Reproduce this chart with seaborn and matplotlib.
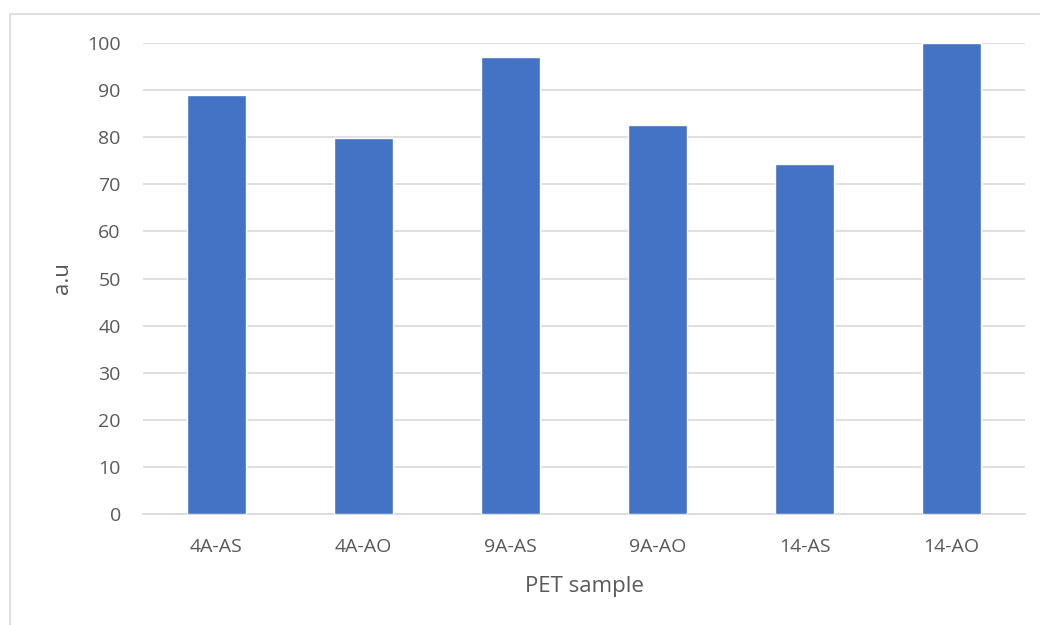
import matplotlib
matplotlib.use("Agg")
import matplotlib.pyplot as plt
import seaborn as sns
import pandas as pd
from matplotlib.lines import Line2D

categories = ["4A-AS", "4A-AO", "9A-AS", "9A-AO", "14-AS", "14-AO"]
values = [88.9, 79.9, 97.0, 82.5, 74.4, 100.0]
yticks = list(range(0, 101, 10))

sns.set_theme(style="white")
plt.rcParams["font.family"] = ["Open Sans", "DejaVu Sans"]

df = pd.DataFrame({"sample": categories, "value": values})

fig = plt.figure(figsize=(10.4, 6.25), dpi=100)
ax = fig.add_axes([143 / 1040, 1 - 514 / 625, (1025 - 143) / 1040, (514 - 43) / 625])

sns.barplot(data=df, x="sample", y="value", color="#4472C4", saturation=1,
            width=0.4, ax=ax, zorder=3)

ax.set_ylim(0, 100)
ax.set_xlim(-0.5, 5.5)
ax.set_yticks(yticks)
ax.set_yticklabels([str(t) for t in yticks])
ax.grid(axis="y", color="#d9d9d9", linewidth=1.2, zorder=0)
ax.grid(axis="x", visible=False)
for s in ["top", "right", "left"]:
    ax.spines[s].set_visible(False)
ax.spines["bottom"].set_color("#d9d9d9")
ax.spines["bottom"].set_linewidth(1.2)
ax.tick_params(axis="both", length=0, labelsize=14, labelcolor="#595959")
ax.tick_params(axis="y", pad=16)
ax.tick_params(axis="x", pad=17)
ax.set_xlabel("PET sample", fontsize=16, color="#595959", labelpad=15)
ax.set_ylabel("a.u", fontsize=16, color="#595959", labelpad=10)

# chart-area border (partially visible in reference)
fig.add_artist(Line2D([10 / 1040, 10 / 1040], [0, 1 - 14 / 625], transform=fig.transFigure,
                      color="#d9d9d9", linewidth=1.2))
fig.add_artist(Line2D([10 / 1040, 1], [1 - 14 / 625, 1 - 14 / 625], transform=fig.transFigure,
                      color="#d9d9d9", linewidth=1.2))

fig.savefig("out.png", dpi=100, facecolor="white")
──────────────────────────────
__EXERCISE DESCRIPTION__
Transcribe the full listing above exactly as it stands, minus the pictures.

__ANSWER IN FULL__
Reproduce this chart with seaborn and matplotlib.
import matplotlib
matplotlib.use("Agg")
import matplotlib.pyplot as plt
import seaborn as sns
import pandas as pd
from matplotlib.lines import Line2D

categories = ["4A-AS", "4A-AO", "9A-AS", "9A-AO", "14-AS", "14-AO"]
values = [88.9, 79.9, 97.0, 82.5, 74.4, 100.0]
yticks = list(range(0, 101, 10))

sns.set_theme(style="white")
plt.rcParams["font.family"] = ["Open Sans", "DejaVu Sans"]

df = pd.DataFrame({"sample": categories, "value": values})

fig = plt.figure(figsize=(10.4, 6.25), dpi=100)
ax = fig.add_axes([143 / 1040, 1 - 514 / 625, (1025 - 143) / 1040, (514 - 43) / 625])

sns.barplot(data=df, x="sample", y="value", color="#4472C4", saturation=1,
            width=0.4, ax=ax, zorder=3)

ax.set_ylim(0, 100)
ax.set_xlim(-0.5, 5.5)
ax.set_yticks(yticks)
ax.set_yticklabels([str(t) for t in yticks])
ax.grid(axis="y", color="#d9d9d9", linewidth=1.2, zorder=0)
ax.grid(axis="x", visible=False)
for s in ["top", "right", "left"]:
    ax.spines[s].set_visible(False)
ax.spines["bottom"].set_color("#d9d9d9")
ax.spines["bottom"].set_linewidth(1.2)
ax.tick_params(axis="both", length=0, labelsize=14, labelcolor="#595959")
ax.tick_params(axis="y", pad=16)
ax.tick_params(axis="x", pad=17)
ax.set_xlabel("PET sample", fontsize=16, color="#595959", labelpad=15)
ax.set_ylabel("a.u", fontsize=16, color="#595959", labelpad=10)

# chart-area border (partially visible in reference)
fig.add_artist(Line2D([10 / 1040, 10 / 1040], [0, 1 - 14 / 625], transform=fig.transFigure,
                      color="#d9d9d9", linewidth=1.2))
fig.add_artist(Line2D([10 / 1040, 1], [1 - 14 / 625, 1 - 14 / 625], transform=fig.transFigure,
                      color="#d9d9d9", linewidth=1.2))

fig.savefig("out.png", dpi=100, facecolor="white")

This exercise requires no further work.